▸ Given exercise
In this exercise, the entries below include pictures. Repeat exactly the lines from the line with "Output the Python" to the line with "top_y += [v, v, v", including both, but without the pictures.

▸ Data for this exercise
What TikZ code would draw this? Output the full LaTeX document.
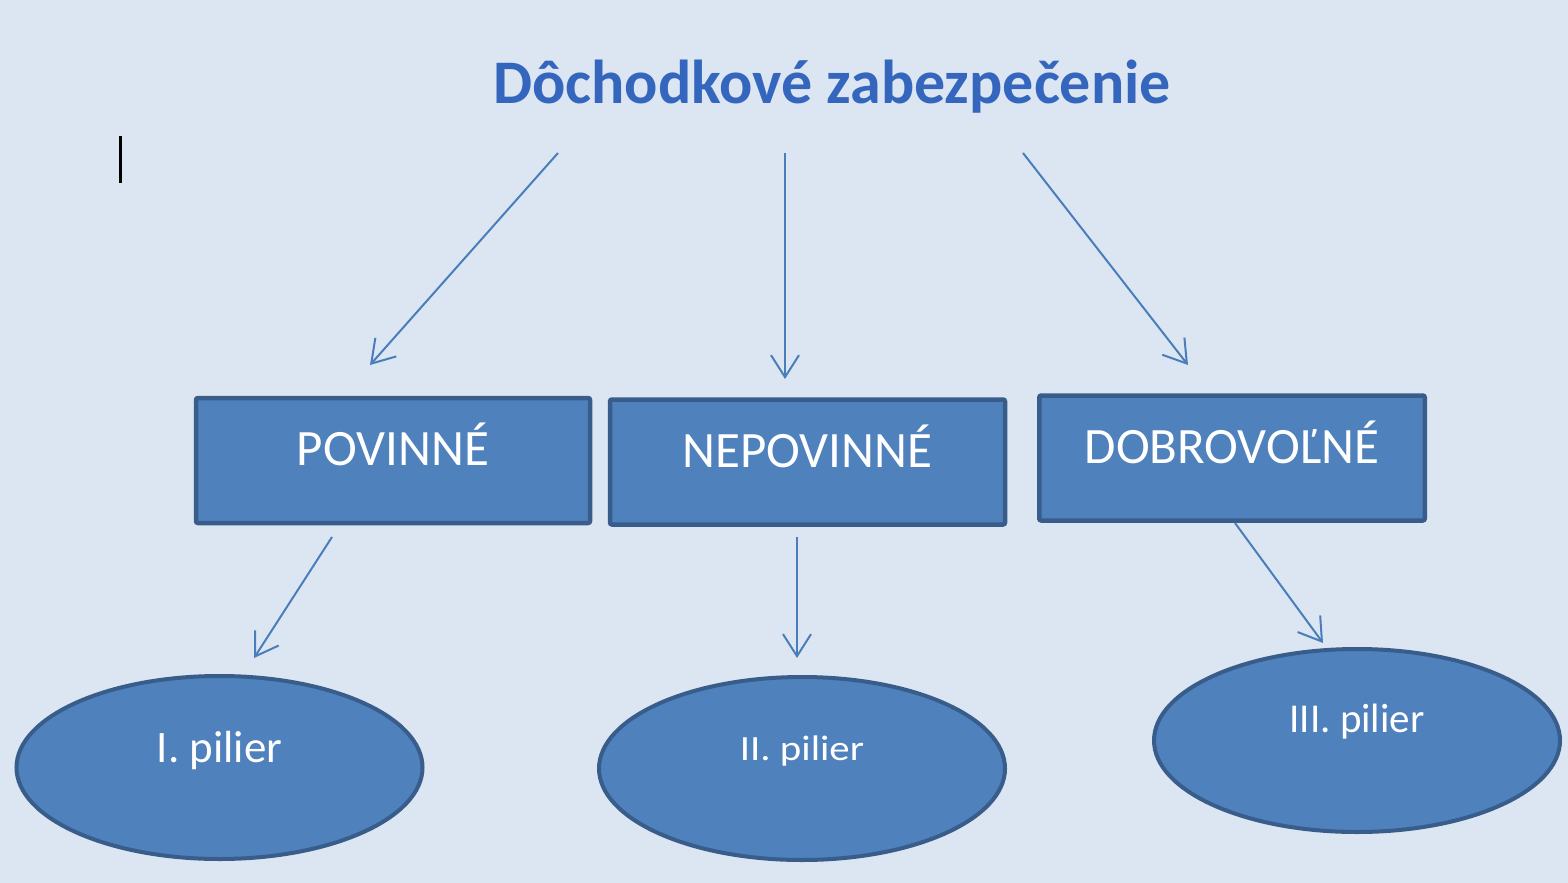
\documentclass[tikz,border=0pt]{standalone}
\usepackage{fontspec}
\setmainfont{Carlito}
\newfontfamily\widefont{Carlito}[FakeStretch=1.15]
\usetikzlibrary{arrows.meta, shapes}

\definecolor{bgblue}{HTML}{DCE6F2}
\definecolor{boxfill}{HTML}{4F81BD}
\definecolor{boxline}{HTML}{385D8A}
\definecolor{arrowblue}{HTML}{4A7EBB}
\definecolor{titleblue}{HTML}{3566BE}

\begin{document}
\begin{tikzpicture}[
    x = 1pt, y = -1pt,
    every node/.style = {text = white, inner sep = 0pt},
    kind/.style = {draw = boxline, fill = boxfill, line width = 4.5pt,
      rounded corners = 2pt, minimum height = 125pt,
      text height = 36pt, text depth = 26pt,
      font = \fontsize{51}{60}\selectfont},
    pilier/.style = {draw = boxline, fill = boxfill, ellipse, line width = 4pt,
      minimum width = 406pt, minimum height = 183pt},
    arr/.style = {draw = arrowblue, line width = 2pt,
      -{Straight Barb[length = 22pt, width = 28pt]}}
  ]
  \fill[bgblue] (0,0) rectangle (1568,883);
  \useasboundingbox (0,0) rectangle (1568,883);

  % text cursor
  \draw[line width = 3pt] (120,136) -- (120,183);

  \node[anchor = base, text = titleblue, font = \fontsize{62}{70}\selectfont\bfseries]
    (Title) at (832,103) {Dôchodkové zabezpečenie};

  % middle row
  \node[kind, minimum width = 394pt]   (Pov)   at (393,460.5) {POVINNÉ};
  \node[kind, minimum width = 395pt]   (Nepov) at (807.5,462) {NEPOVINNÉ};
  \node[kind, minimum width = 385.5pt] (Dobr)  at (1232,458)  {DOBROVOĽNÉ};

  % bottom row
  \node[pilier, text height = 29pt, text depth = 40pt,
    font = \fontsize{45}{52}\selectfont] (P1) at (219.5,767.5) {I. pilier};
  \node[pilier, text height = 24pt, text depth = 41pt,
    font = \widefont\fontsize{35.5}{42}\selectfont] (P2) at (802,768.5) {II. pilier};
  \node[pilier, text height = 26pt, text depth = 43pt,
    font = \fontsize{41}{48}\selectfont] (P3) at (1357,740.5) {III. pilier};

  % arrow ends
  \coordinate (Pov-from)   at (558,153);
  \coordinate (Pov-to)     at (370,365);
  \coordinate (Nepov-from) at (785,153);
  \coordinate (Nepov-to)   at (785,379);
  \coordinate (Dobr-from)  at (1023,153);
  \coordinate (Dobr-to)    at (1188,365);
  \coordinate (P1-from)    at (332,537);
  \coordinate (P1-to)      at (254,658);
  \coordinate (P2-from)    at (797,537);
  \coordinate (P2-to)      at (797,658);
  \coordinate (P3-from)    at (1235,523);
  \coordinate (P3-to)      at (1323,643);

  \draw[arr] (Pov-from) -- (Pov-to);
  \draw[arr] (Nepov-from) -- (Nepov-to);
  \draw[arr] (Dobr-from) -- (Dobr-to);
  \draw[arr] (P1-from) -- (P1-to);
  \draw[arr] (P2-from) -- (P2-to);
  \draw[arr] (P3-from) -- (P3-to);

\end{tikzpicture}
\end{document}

...

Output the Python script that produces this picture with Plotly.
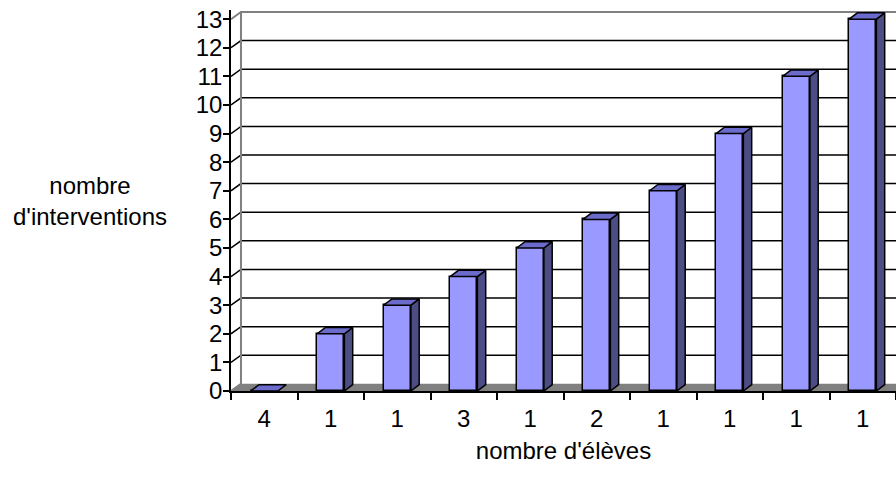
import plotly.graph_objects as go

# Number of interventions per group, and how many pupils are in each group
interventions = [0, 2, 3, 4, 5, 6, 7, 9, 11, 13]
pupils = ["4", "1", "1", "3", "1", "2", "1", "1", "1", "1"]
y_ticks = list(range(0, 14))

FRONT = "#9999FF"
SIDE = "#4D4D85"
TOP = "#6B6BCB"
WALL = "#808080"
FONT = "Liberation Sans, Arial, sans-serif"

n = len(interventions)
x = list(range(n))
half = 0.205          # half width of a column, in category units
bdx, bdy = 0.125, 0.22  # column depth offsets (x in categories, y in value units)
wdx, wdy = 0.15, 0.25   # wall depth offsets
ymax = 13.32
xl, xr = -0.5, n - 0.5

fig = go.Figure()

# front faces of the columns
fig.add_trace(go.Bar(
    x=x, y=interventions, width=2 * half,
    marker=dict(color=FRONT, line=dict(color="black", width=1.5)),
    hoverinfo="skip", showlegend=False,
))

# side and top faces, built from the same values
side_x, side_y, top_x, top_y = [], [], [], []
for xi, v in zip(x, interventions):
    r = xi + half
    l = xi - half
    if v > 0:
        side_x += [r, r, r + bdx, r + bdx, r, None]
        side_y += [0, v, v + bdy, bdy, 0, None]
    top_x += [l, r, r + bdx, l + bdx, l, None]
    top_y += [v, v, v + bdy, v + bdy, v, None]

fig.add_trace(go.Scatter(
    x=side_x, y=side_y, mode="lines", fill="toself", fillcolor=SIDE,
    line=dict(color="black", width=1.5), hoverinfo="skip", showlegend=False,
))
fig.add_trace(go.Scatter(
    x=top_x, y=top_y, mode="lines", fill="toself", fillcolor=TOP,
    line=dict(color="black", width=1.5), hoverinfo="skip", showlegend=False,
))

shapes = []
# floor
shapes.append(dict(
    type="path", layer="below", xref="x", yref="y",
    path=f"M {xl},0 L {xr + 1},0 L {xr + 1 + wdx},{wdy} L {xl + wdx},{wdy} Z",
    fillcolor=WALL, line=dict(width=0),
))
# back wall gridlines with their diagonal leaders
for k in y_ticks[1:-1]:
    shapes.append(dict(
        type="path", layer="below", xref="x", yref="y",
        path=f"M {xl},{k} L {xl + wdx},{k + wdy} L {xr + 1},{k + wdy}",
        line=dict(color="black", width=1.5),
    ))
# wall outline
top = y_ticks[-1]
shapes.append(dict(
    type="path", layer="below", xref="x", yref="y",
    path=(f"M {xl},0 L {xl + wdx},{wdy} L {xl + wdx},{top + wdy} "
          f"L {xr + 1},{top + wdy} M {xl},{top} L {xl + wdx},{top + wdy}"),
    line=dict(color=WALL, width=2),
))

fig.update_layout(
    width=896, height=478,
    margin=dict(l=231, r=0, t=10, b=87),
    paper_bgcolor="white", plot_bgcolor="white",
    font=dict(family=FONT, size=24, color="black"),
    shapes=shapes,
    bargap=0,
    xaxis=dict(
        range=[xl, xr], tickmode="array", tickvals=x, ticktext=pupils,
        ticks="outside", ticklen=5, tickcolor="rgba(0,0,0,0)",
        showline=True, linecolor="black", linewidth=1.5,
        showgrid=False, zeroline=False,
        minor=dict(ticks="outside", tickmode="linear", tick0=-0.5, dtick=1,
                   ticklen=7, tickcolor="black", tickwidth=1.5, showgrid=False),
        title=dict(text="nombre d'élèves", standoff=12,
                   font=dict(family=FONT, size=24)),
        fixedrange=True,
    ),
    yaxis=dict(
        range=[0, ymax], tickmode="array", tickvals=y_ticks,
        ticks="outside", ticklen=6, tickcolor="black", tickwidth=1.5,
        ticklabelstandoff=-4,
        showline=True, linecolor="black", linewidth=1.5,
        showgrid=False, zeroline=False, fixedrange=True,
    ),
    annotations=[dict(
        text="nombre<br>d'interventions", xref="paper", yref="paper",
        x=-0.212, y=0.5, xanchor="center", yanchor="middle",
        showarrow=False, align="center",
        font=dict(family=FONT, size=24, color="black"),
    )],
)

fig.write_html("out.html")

...

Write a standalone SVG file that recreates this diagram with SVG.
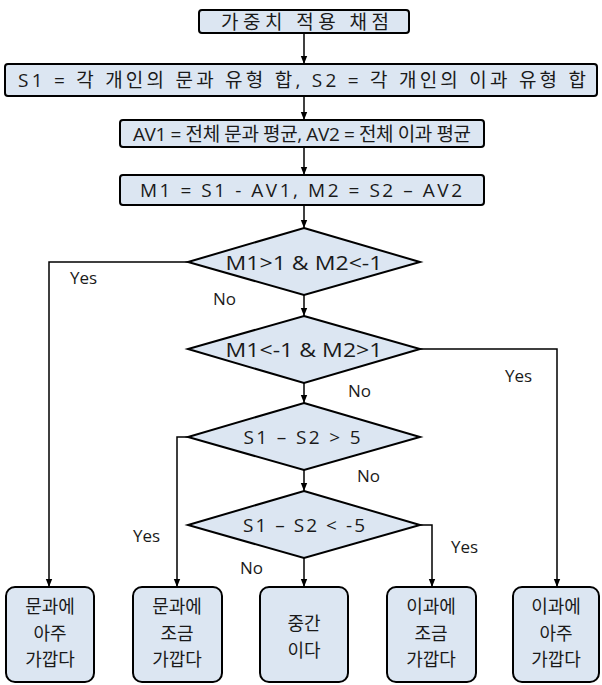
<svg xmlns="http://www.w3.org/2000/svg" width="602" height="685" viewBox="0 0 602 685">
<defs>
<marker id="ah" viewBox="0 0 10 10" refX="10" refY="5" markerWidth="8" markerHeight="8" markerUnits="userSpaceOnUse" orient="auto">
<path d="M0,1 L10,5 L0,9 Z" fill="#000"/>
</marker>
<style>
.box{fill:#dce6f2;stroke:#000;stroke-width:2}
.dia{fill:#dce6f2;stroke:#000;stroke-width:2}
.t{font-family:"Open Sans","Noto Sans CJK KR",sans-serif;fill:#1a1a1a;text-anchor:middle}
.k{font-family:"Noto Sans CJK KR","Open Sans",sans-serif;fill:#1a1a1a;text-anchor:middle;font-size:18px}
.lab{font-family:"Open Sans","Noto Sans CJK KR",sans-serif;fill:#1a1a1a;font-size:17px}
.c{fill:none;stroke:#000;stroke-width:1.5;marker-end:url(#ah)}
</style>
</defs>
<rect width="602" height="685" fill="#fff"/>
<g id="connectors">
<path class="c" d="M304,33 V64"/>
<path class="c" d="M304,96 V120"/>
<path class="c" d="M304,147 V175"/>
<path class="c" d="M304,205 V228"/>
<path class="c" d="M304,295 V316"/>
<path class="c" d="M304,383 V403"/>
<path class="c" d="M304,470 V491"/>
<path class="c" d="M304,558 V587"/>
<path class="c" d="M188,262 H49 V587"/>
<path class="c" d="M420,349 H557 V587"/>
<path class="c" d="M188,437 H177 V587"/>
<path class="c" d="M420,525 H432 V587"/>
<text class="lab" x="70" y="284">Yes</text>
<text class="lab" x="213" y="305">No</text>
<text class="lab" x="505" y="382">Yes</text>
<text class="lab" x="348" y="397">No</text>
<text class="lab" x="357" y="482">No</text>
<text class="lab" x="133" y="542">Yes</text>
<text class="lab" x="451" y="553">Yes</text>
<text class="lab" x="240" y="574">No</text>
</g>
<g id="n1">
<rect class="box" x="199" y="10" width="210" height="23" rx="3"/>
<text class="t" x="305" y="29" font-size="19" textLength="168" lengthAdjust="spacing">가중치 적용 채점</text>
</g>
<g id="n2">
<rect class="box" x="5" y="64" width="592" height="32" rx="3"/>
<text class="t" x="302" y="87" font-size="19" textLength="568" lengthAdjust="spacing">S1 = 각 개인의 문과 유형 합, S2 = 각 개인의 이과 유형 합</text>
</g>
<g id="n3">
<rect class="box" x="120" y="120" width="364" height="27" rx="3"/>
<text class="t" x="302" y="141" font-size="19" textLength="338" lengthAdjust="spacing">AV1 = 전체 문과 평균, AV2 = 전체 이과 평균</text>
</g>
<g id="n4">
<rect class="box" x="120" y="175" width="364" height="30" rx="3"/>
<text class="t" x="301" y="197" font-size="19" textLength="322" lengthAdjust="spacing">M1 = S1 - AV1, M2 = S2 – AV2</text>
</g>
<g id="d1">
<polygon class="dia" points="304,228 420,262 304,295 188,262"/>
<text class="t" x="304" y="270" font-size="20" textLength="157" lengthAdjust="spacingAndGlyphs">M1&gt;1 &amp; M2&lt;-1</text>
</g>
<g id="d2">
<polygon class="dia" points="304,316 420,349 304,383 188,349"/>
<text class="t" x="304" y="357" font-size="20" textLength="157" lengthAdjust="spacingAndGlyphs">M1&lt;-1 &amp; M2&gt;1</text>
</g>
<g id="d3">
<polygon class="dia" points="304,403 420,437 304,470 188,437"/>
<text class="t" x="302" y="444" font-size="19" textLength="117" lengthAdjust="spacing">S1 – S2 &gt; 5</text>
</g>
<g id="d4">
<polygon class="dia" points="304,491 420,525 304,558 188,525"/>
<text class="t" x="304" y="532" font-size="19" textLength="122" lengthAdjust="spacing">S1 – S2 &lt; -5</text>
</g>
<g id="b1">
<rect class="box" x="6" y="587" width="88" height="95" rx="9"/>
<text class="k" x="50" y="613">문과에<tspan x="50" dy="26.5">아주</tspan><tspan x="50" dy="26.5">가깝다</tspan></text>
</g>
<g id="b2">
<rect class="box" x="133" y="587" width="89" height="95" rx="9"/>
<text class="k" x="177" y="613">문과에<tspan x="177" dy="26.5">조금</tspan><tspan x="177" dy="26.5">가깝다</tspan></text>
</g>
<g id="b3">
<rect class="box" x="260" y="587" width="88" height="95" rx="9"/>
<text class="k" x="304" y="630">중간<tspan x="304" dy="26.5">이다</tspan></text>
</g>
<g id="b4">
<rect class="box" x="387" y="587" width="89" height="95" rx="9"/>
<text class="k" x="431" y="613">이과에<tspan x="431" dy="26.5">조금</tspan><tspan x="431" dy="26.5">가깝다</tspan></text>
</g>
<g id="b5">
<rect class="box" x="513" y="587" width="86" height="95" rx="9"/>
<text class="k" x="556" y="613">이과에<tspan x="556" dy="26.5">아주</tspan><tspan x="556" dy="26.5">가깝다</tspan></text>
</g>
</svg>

▸ Expected output
Output the Python script that produces this picture with Plotly.
import plotly.graph_objects as go

# Number of interventions per group, and how many pupils are in each group
interventions = [0, 2, 3, 4, 5, 6, 7, 9, 11, 13]
pupils = ["4", "1", "1", "3", "1", "2", "1", "1", "1", "1"]
y_ticks = list(range(0, 14))

FRONT = "#9999FF"
SIDE = "#4D4D85"
TOP = "#6B6BCB"
WALL = "#808080"
FONT = "Liberation Sans, Arial, sans-serif"

n = len(interventions)
x = list(range(n))
half = 0.205          # half width of a column, in category units
bdx, bdy = 0.125, 0.22  # column depth offsets (x in categories, y in value units)
wdx, wdy = 0.15, 0.25   # wall depth offsets
ymax = 13.32
xl, xr = -0.5, n - 0.5

fig = go.Figure()

# front faces of the columns
fig.add_trace(go.Bar(
    x=x, y=interventions, width=2 * half,
    marker=dict(color=FRONT, line=dict(color="black", width=1.5)),
    hoverinfo="skip", showlegend=False,
))

# side and top faces, built from the same values
side_x, side_y, top_x, top_y = [], [], [], []
for xi, v in zip(x, interventions):
    r = xi + half
    l = xi - half
    if v > 0:
        side_x += [r, r, r + bdx, r + bdx, r, None]
        side_y += [0, v, v + bdy, bdy, 0, None]
    top_x += [l, r, r + bdx, l + bdx, l, None]
    top_y += [v, v, v + bdy, v + bdy, v, None]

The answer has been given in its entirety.